By Andrea Pyenson for MSN City Guides

"It's like an addiction," Tyson Cole, chef-owner of Uchi Restaurant in Austin, Texas, says about sushi. His restaurant, which serves "contemporary Japanese" food and sushi, is among of a new wave of high-end sushi restaurants proliferating across the country, reflecting a trend that has its roots in Nobuyuki Matsuhisa's (Nobu) Matsuhisa Restaurant, in Beverly Hills.
Wild bluefin maguro tuna with soy braised garlic, micro greens (nigiri) at O Ya in Boston // photo by Amy Braga for MSN City Guides
Born and raised in Japan, Nobu had lived in Peru, Argentina and Alaska before opening his first U.S. restaurant. In South America, he developed his unique style, combining regional ingredients with classical sushi techniques. The wildly successful Matsuhisa was followed, in 1994, by Nobu in New York, spawning what today is essentially an empire, with restaurants around the world.

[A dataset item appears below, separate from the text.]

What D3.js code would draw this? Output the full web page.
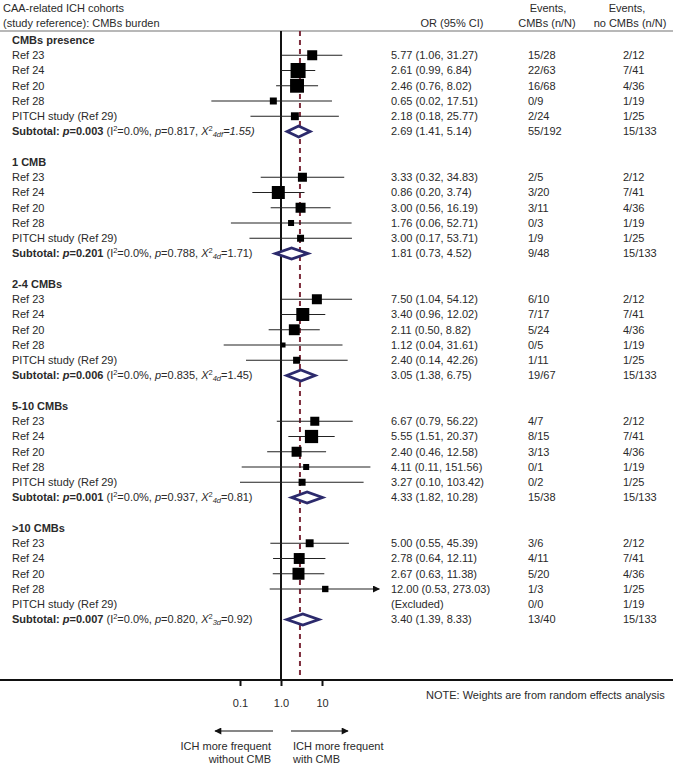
<!DOCTYPE html>
<html><head><meta charset="utf-8">
<script src="https://cdn.jsdelivr.net/npm/d3@7"></script>
<style>
body{margin:0;background:#fff}
svg{display:block}
text{font-family:"Liberation Sans",Arial,sans-serif;font-size:11px;fill:#2a2a2a}
</style>
</head><body>
<svg id="chart" width="673" height="765"></svg>
<script>
// ---------- data ----------
const groups = ["CMBs presence", "1 CMB", "2-4 CMBs", "5-10 CMBs", ">10 CMBs"];
const studies = ["Ref 23", "Ref 24", "Ref 20", "Ref 28", "PITCH study (Ref 29)"];
const orVals = [
  [5.77, 2.61, 2.46, 0.65, 2.18],
  [3.33, 0.86, 3.00, 1.76, 3.00],
  [7.50, 3.40, 2.11, 1.12, 2.40],
  [6.67, 5.55, 2.40, 4.11, 3.27],
  [5.00, 2.78, 2.67, 12.00, null]
];
const ciLow = [
  [1.06, 0.99, 0.76, 0.02, 0.18],
  [0.32, 0.20, 0.56, 0.06, 0.17],
  [1.04, 0.96, 0.50, 0.04, 0.14],
  [0.79, 1.51, 0.46, 0.11, 0.10],
  [0.55, 0.64, 0.63, 0.53, null]
];
const ciHigh = [
  [31.27, 6.84, 8.02, 17.51, 25.77],
  [34.83, 3.74, 16.19, 52.71, 53.71],
  [54.12, 12.02, 8.82, 31.61, 42.26],
  [56.22, 20.37, 12.58, 151.56, 103.42],
  [45.39, 12.11, 11.38, 273.03, null]
];
const evCMB = [
  ["15/28", "22/63", "16/68", "0/9", "2/24"],
  ["2/5", "3/20", "3/11", "0/3", "1/9"],
  ["6/10", "7/17", "5/24", "0/5", "1/11"],
  ["4/7", "8/15", "3/13", "0/1", "0/2"],
  ["3/6", "4/11", "5/20", "1/3", "0/0"]
];
const evNoCMB = [
  ["2/12", "7/41", "4/36", "1/19", "1/25"],
  ["2/12", "7/41", "4/36", "1/19", "1/25"],
  ["2/12", "7/41", "4/36", "1/19", "1/25"],
  ["2/12", "7/41", "4/36", "1/19", "1/25"],
  ["2/12", "7/41", "4/36", "1/25", "1/19"]
];
// box weights (estimated from square sizes)
const boxWeight = [
  [16, 36, 31, 7.8, 10],
  [13, 27, 16, 5.8, 7.8],
  [16, 27, 19, 4, 7.8],
  [13, 28, 16, 5.8, 7.8],
  [10, 19, 23, 6.5, 0]
];
const subOR = [2.69, 1.81, 3.05, 4.33, 3.40];
const subLow = [1.41, 0.73, 1.38, 1.82, 1.39];
const subHigh = [5.14, 4.52, 6.75, 10.28, 8.33];
const subEvCMB = ["55/192", "9/48", "19/67", "15/38", "13/40"];
const subEvNoCMB = ["15/133", "15/133", "15/133", "15/133", "15/133"];
const subP = ["0.003", "0.201", "0.006", "0.001", "0.007"];
const subI2 = ["0.0%", "0.0%", "0.0%", "0.0%", "0.0%"];
const subHetP = ["0.817", "0.788", "0.835", "0.937", "0.820"];
const subDf = ["4df", "4d", "4d", "4d", "3d"];
const subChi = ["1.55", "1.71", "1.45", "0.81", "0.92"];
const overallOR = 2.9;
const xTicks = [0.1, 1, 10];
const xTickLabels = ["0.1", "1.0", "10"];
const clipMax = 250;

// ---------- layout ----------
const W = 673, H = 765;
const svg = d3.select("#chart");
const x = d3.scaleLog().domain([0.1, 10]).range([240, 322]);
const rowY = d3.scaleLinear().domain([0, 1]).range([40, 55.25]);
const boxSize = d3.scaleSqrt().domain([0, 36]).range([0, 15]);
const f2 = d3.format(".2f");

const colLabel = 12, colOR = 391, colEv1 = 528, colEv2 = 623;
const axisY = 680, topY = 31;

// markers
const defs = svg.append("defs");
defs.append("marker").attr("id", "arr").attr("viewBox", "0 0 10 10")
  .attr("refX", 9).attr("refY", 5).attr("markerWidth", 10).attr("markerHeight", 7)
  .attr("markerUnits", "userSpaceOnUse").attr("orient", "auto")
  .append("path").attr("d", "M0,0 L10,5 L0,10 Z").attr("fill", "#111");
defs.append("marker").attr("id", "arrBig").attr("viewBox", "0 0 10 10")
  .attr("refX", 9).attr("refY", 5).attr("markerWidth", 13).attr("markerHeight", 7)
  .attr("markerUnits", "userSpaceOnUse").attr("orient", "auto")
  .append("path").attr("d", "M0,0 L10,5 L0,10 Z").attr("fill", "#111");

// header
const hdr = svg.append("g");
hdr.append("text").attr("x", 3).attr("y", 12).attr("font-size", "11.5px").text("CAA-related ICH cohorts");
hdr.append("text").attr("x", 3).attr("y", 27).attr("font-size", "11.5px").text("(study reference): CMBs burden");
hdr.append("text").attr("x", 452).attr("y", 27).attr("text-anchor", "middle").text("OR (95% CI)");
hdr.append("text").attr("x", 548).attr("y", 12).attr("text-anchor", "middle").text("Events,");
hdr.append("text").attr("x", 547).attr("y", 27).attr("text-anchor", "middle").text("CMBs (n/N)");
hdr.append("text").attr("x", 627).attr("y", 12).attr("text-anchor", "middle").text("Events,");
hdr.append("text").attr("x", 630).attr("y", 27).attr("text-anchor", "middle").text("no CMBs (n/N)");
svg.append("line").attr("x1", 0).attr("x2", W).attr("y1", topY).attr("y2", topY)
  .attr("stroke", "#a0a0a0").attr("stroke-width", 1.5);

// reference lines
svg.append("line").attr("x1", x(overallOR)).attr("x2", x(overallOR))
  .attr("y1", topY).attr("y2", axisY)
  .attr("stroke", "#7d2c3c").attr("stroke-width", 2).attr("stroke-dasharray", "5,4");
svg.append("line").attr("x1", x(1)).attr("x2", x(1)).attr("y1", topY).attr("y2", axisY)
  .attr("stroke", "#111").attr("stroke-width", 2);

// rows
const body = svg.append("g");
groups.forEach((g, s) => {
  const base = s * 8;
  body.append("text").attr("x", colLabel).attr("y", rowY(base)).attr("dy", "0.35em")
    .attr("font-weight", "bold").text(g);
  studies.forEach((st, i) => {
    const yy = rowY(base + 1 + i);
    body.append("text").attr("x", colLabel).attr("y", yy).attr("dy", "0.35em").text(st);
    const o = orVals[s][i];
    if (o !== null) {
      const hi = ciHigh[s][i];
      const line = body.append("line")
        .attr("x1", x(ciLow[s][i])).attr("x2", x(Math.min(hi, clipMax)))
        .attr("y1", yy).attr("y2", yy).attr("stroke", "#222").attr("stroke-width", 1.1);
      if (hi > clipMax) line.attr("marker-end", "url(#arr)");
      const b = boxSize(boxWeight[s][i]);
      body.append("rect").attr("x", x(o) - b / 2).attr("y", yy - b / 2)
        .attr("width", b).attr("height", b).attr("fill", "#000");
      body.append("text").attr("x", colOR).attr("y", yy).attr("dy", "0.35em")
        .text(`${f2(o)} (${f2(ciLow[s][i])}, ${f2(hi)})`);
    } else {
      body.append("text").attr("x", colOR).attr("y", yy).attr("dy", "0.35em").text("(Excluded)");
    }
    body.append("text").attr("x", colEv1).attr("y", yy).attr("dy", "0.35em").text(evCMB[s][i]);
    body.append("text").attr("x", colEv2).attr("y", yy).attr("dy", "0.35em").text(evNoCMB[s][i]);
  });
  // subtotal
  const ys = rowY(base + 6);
  const t = body.append("text").attr("x", colLabel).attr("y", ys).attr("dy", "0.35em");
  t.append("tspan").attr("font-weight", "bold").text("Subtotal: ");
  t.append("tspan").attr("font-weight", "bold").attr("font-style", "italic").text("p");
  t.append("tspan").attr("font-weight", "bold").text("=" + subP[s]);
  t.append("tspan").text(" (I");
  t.append("tspan").attr("font-size", "7.5px").attr("dy", "-4").text("2");
  t.append("tspan").attr("dy", "4").text("=" + subI2[s] + ", ");
  t.append("tspan").attr("font-style", "italic").text("p");
  t.append("tspan").text("=" + subHetP[s] + ", ");
  t.append("tspan").attr("font-style", "italic").text("X");
  t.append("tspan").attr("font-size", "7.5px").attr("dy", "-4").text("2");
  t.append("tspan").attr("font-size", "7.5px").attr("font-style", "italic").attr("dy", "6").text(subDf[s]);
  t.append("tspan").attr("dy", "-2").attr("font-style", s === 0 ? "italic" : "normal")
    .text("=" + subChi[s] + ")");
  const h = 5.5;
  body.append("path")
    .attr("d", `M${x(subLow[s])},${ys} L${x(subOR[s])},${ys - h} L${x(subHigh[s])},${ys} L${x(subOR[s])},${ys + h} Z`)
    .attr("fill", "#fff").attr("stroke", "#2c2a6c").attr("stroke-width", 2.8)
    .attr("stroke-linejoin", "miter");
  body.append("text").attr("x", colOR).attr("y", ys).attr("dy", "0.35em")
    .text(`${f2(subOR[s])} (${f2(subLow[s])}, ${f2(subHigh[s])})`);
  body.append("text").attr("x", colEv1).attr("y", ys).attr("dy", "0.35em").text(subEvCMB[s]);
  body.append("text").attr("x", colEv2).attr("y", ys).attr("dy", "0.35em").text(subEvNoCMB[s]);
});

// axis
svg.append("line").attr("x1", 0).attr("x2", W).attr("y1", axisY).attr("y2", axisY)
  .attr("stroke", "#111").attr("stroke-width", 2);
const ax = svg.append("g").attr("transform", `translate(0,${axisY})`)
  .call(d3.axisBottom(x).tickValues(xTicks).tickFormat((d, i) => xTickLabels[i])
    .tickSize(6).tickPadding(13));
ax.select(".domain").remove();
ax.selectAll(".tick line").attr("stroke", "#111").attr("stroke-width", 2);
ax.selectAll(".tick text").attr("font-size", 11).attr("font-family", "Liberation Sans, Arial, sans-serif")
  .attr("fill", "#2a2a2a");

svg.append("text").attr("x", 426).attr("y", 699).text("NOTE: Weights are from random effects analysis");

// direction arrows
svg.append("line").attr("x1", 273).attr("x2", 215).attr("y1", 731).attr("y2", 731)
  .attr("stroke", "#111").attr("stroke-width", 1.2).attr("marker-end", "url(#arrBig)");
svg.append("line").attr("x1", 291).attr("x2", 348).attr("y1", 731).attr("y2", 731)
  .attr("stroke", "#111").attr("stroke-width", 1.2).attr("marker-end", "url(#arrBig)");
svg.append("text").attr("x", 271).attr("y", 750).attr("text-anchor", "end").text("ICH more frequent");
svg.append("text").attr("x", 271).attr("y", 763).attr("text-anchor", "end").text("without CMB");
svg.append("text").attr("x", 293).attr("y", 750).text("ICH more frequent");
svg.append("text").attr("x", 293).attr("y", 763).text("with CMB");
</script>
</body></html>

It also spawned a seemingly insatiable appetite for extremely high-quality sushi that goes beyond tuna maki or spicy crab rolls, at prices that can approach stratospheric. At Masayoshi (Masa) Takayama’s Masa in New York's Time Warner Center, for example, the prix fixe dinner is $400 per person—before drinks, taxes and the mandatory 20-percent gratuity. And a recorded message warns prospective diners that if they have to cancel a reservation, they better do it at least 48 hours before their scheduled dinner or there will be a $150 per person charge. Its lower-key and less-expensive sibling, Bar Masa, makes Chef Masa's food slightly more accessible. But a meal there is not for the faint of wallet.